Wojcik, wired into the heart of Mississauga’s businesses community, believes a second shutdown would spell the end for many independent ventures. To have those measures imposed on business, residents and politicians who have kept cases under control would be a cruel blow. 

“We have a number of businesses that were forced to close under emergency orders by the province that are hanging on by a thread. A return to Stage 2 … would be devastating — that will be the death knell in their coffin,” he said. “If the plan is to move back to Stage 2, Mississauga needs to be treated separately, there’s no question about it. I’m fearful for our own Mississauga businesses.”

The city’s political class has been less unequivocal.

“That’s a very difficult question,” Mississauga Ward 5 Councillor Carolyn Parrish conceded. “We don’t have a border between Mississauga and Brampton, so travelling to our restaurants will replace frequenting those in Brampton [if indoor dining were banned in Brampton and not Mississauga].”

“I don’t want to see Mississauga take a step backward, but I don’t see what else we can do to make Peel’s statistics improve,” she added.

 

Mississauga Councillor Carolyn Parrish

 

Ward 9 Councillor Pat Saito said she supported a reduction in the size of gatherings, but did not expect a move back to Stage 2. Instead, it is likely there will be “some minor adjustments,” she said. 

The balance is dizzying. 

For one, renewed closures could damage the city’s still struggling businesses irreversibly.
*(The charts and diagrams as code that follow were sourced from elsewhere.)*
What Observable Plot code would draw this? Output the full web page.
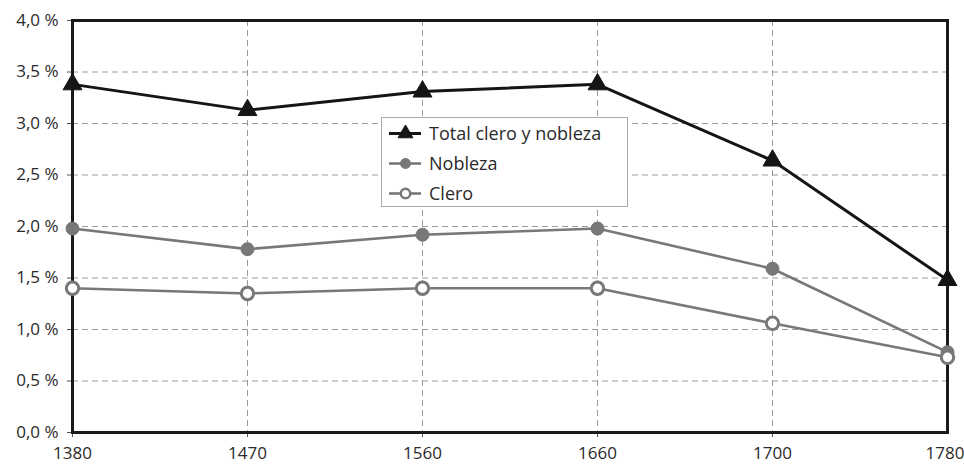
<!DOCTYPE html>
<html>
<head>
<meta charset="utf-8">
<script src="https://cdn.jsdelivr.net/npm/d3@7"></script>
<script src="https://cdn.jsdelivr.net/npm/@observablehq/plot@0.6"></script>
<style>
  html, body { margin: 0; padding: 0; background: #fff; overflow: hidden; }
  #wrap { position: relative; width: 964px; height: 466px; font-family: "Open Sans", sans-serif; }
  #legend { position: absolute; left: 381px; top: 117px; width: 247px; height: 90px; border: 1px solid #aaa; background: #fff; box-sizing: border-box; padding-top: 0px; }
  .item { display: flex; align-items: center; height: 30px; color: #2a2a2a; font-size: 18px; }
  .item svg { margin-left: 7px; margin-right: 8px; }
</style>
</head>
<body>
<div id="wrap"></div>
<script>
const years = ["1380", "1470", "1560", "1660", "1700", "1780"];
const total = [3.38, 3.13, 3.31, 3.38, 2.64, 1.48];
const nobleza = [1.98, 1.78, 1.92, 1.98, 1.59, 0.78];
const clero = [1.40, 1.35, 1.40, 1.40, 1.06, 0.73];
const seriesNames = ["Total clero y nobleza", "Nobleza", "Clero"];
const yTicks = [0, 0.5, 1, 1.5, 2, 2.5, 3, 3.5, 4];

const styles = {
  "Total clero y nobleza": {stroke: "#151515", fill: "#151515", symbol: "triangle", width: 3, r: 7, sw: 1},
  "Nobleza": {stroke: "#787878", fill: "#787878", symbol: "circle", width: 2.6, r: 6.5, sw: 1},
  "Clero": {stroke: "#787878", fill: "#ffffff", symbol: "circle", width: 2.6, r: 6.2, sw: 3}
};

const seriesValues = [total, nobleza, clero];
const rows = [];
seriesNames.forEach((name, i) => {
  years.forEach((y, j) => rows.push({series: name, year: y, value: seriesValues[i][j]}));
});

const fmt = d => d.toFixed(1).replace(".", ",") + " %";
const drawOrder = ["Nobleza", "Clero", "Total clero y nobleza"];
const lastYear = years[years.length - 1];

const marks = [
  Plot.gridY(yTicks, {stroke: "#9a9a9a", strokeOpacity: 1, strokeDasharray: "6,4", strokeWidth: 1}),
  Plot.gridX(years, {stroke: "#9a9a9a", strokeOpacity: 1, strokeDasharray: "6,4", strokeWidth: 1}),
  Plot.axisY({ticks: yTicks, tickFormat: fmt, tickSize: 5, tickPadding: 9, fontSize: 17, color: "#2a2a2a", stroke: "#555"}),
  Plot.axisX(years.slice(0, -1), {tickSize: 5, tickPadding: 9, fontSize: 17, color: "#2a2a2a", stroke: "#555"}),
  Plot.axisX([lastYear], {tickSize: 5, tickPadding: 9, fontSize: 17, color: "#2a2a2a", stroke: "#555", textAnchor: "end", dx: 17})
];
for (const name of drawOrder) {
  const s = styles[name];
  const data = rows.filter(d => d.series === name);
  marks.push(Plot.line(data, {x: "year", y: "value", stroke: s.stroke, strokeWidth: s.width}));
}
marks.push(Plot.frame({stroke: "#1a1a1a", strokeWidth: 3}));
for (const name of drawOrder) {
  const s = styles[name];
  const data = rows.filter(d => d.series === name);
  marks.push(Plot.dot(data, {
    x: "year", y: "value", symbol: s.symbol, r: s.r,
    fill: s.fill, stroke: s.stroke, strokeWidth: s.sw, fillOpacity: 1
  }));
}

const chart = Plot.plot({
  width: 964,
  height: 466,
  marginLeft: 72,
  marginRight: 17,
  marginTop: 20,
  marginBottom: 34,
  style: {fontFamily: "'Open Sans', sans-serif", background: "#fff", color: "#2a2a2a"},
  x: {type: "point", domain: years, padding: 0, label: null},
  y: {domain: [0, 4], label: null},
  marks
});

const wrap = document.getElementById("wrap");
wrap.appendChild(chart);

const legend = document.createElement("div");
legend.id = "legend";
for (const name of seriesNames) {
  const s = styles[name];
  const item = document.createElement("div");
  item.className = "item";
  const sym = Plot.plot({
    width: 32, height: 16, margin: 0,
    x: {domain: [0, 1], axis: null}, y: {domain: [0, 1], axis: null},
    marks: [
      Plot.ruleY([0.5], {x1: 0, x2: 1, stroke: s.stroke, strokeWidth: s.width}),
      Plot.dot([{x: 0.5, y: 0.5}], {x: "x", y: "y", symbol: s.symbol, r: s.r - 1.5, fill: s.fill, stroke: s.stroke, strokeWidth: s.sw === 3 ? 2.4 : 1})
    ]
  });
  sym.style.overflow = "visible";
  item.appendChild(sym);
  const label = document.createElement("span");
  label.textContent = name;
  item.appendChild(label);
  legend.appendChild(item);
}
wrap.appendChild(legend);
</script>
</body>
</html>
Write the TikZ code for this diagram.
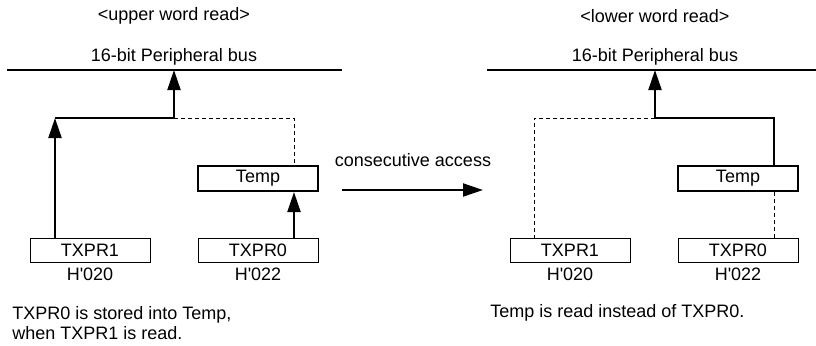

However, a shutdown in Brampton and not Mississauga may precipitate a stream of transmission to the south of Steeles Avenue, as Bramptonians look to replace the recreational facilities and eateries suddenly shut in their city. 

Responding to a question from The Pointer last week, Mayor Bonnie Crombie drew on the precedent set by Windsor-Essex, saying it was possible to split a region if necessary. In a follow-up Tuesday, she would not be drawn on whether or not Mississauga should be dealt with separately from Brampton. 

“I remain hopeful that this [measures to reduce the spread] would not mean Peel moving back to Stage 2 instead, targeted actions to curb the root concern — large social gatherings. Personal responsibility and saying ‘no’ to large parties and crowd scenes is more important now than ever,” she said in an email. 

Crombie again conjured Mississauga’s superior viral picture and the progress her city had made in its fight against COVID-19, but did not explicitly call for a separation. 

Any return to Stage 2, would reduce gatherings, close indoors restaurants and shutter gyms. Patios would be the only dining space and outdoor fitness classes could return, all as colder weather begins to creep in.

“It’s a tough decision because businesses, people, everybody suffers if we go back to Stage 2 and we know the results of that,” Ward 6 Councillor Ron Starr said. “I don’t think it should be strictly a political decision saying the numbers are there so we should split off. I think it’s a team effort, we do this as a team and we rely on the people who know what the numbers are,” he added, referring to Peel Public Health.

Even if Mississauga is allowed to keep doors open and its customers inside, the perception of neighbouring Brampton among the public is still chipping away at local businesses. 

“As those cases go up, my members are watching those numbers too,” Gallagher added. “Some of them are pulling back as their own decision … [because we are] not too far off from Brampton.”